A base model served by a vLLM node. Base models are set at vLLM startup, not via the API, so formae can only observe/discover them — never create, update, or delete.
| Field | Type | Kind | Notes |
|---|---|---|---|
id |
String | read-only | Served base model id (provider-populated) |
root |
String | read-only | Artifact location (provider-populated) |
Configure a target with the vLLM node's OpenAI base URL:
new formae.Target {
label = "local-vllm"
namespace = "VLLM"
config = new Mapping {
["Type"] = "vllm"
["BaseUrl"] = "http://localhost:8000"
}
}| Config key | Required | Notes |
|---|---|---|
Type |
yes | Must be "vllm" |
BaseUrl |
yes | vLLM OpenAI base URL, e.g. http://<node>:8000 |
An optional bearer token is read from the VLLM_API_KEY environment variable
(sent as Authorization: Bearer <key>); it is intentionally not part of the
forma. Leave it unset for an unauthenticated server.
vLLM server prerequisites. The server must be started with --enable-lora
and the environment variable VLLM_ALLOW_RUNTIME_LORA_UPDATING=True so that
/v1/load_lora_adapter and /v1/unload_lora_adapter are accepted.
Once an adapter is loaded, vLLM exposes it as its own model id: consumers call
/v1/chat/completions with "model": "<loraName>" and vLLM routes through the
base model plus the adapter weights. The base model remains addressable by its
own id.
examples/local/— run vLLM locally on a GPU via docker-compose and manage an adapter on it.examples/kubernetes/— vLLM provisioned by Kubernetes (Deployment + PVC + Service); formae manages adapters against the Service.examples/aws/— dogfood the formae AWS plugin to bring up a GPU box, then manage the adapter on it (billable; apply manually).
make build # build the plugin binary
make install # build + install locally (binary + schema + manifest)
go test ./... # unit tests
go test -tags=integration . # integration tests (run against an in-process
# fake vLLM server — no GPU required)
make conformance-test # conformance tests against a REAL vLLM: boots a
# CPU-only vLLM container (Docker, no GPU),
# runs the CRUD + discovery lifecycle, tears downConformance always runs against real vLLM — the in-process fake backs the
integration tests only. Idempotency, provider-populated id/parent/root and
path normalization can only be proven against a real server.

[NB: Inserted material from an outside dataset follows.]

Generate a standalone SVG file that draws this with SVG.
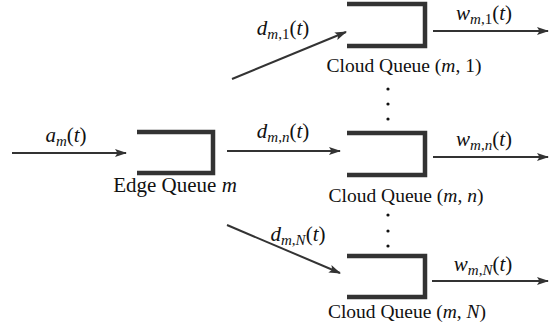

To point conformance
at an already-running vLLM (e.g. a GPU box) instead of the managed container:
make conformance-test VLLM_EXTERNAL=1 VLLM_URL=http://<host>:8000Edge nodes are intermittently connected, so this is first-class behavior. An
unreachable node (connection refused / timeout / DNS / TLS failure) is reported
as unreachable (NetworkFailure) — a recoverable error that is retried — and
is never mistaken for a deleted adapter. Offline ≠ deleted.

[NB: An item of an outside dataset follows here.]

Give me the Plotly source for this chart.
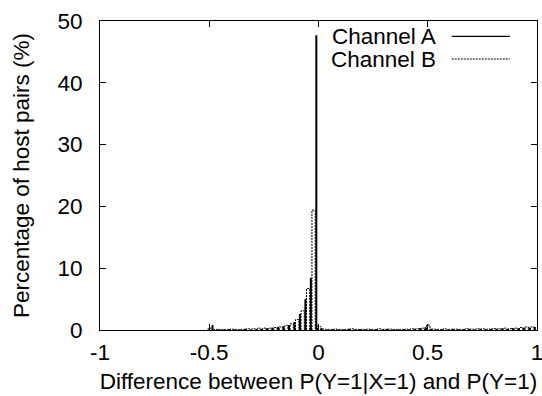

A NotFound is returned only on a positive, authoritative absence (the node
responded HTTP 200 and the adapter is genuinely not in /v1/models), which lets
sync tombstone an out-of-band-unloaded adapter from inventory. Restoration after
such an out-of-band unload is via re-applying the source forma (re-apply is
idempotent: it loads if missing, no-ops if present).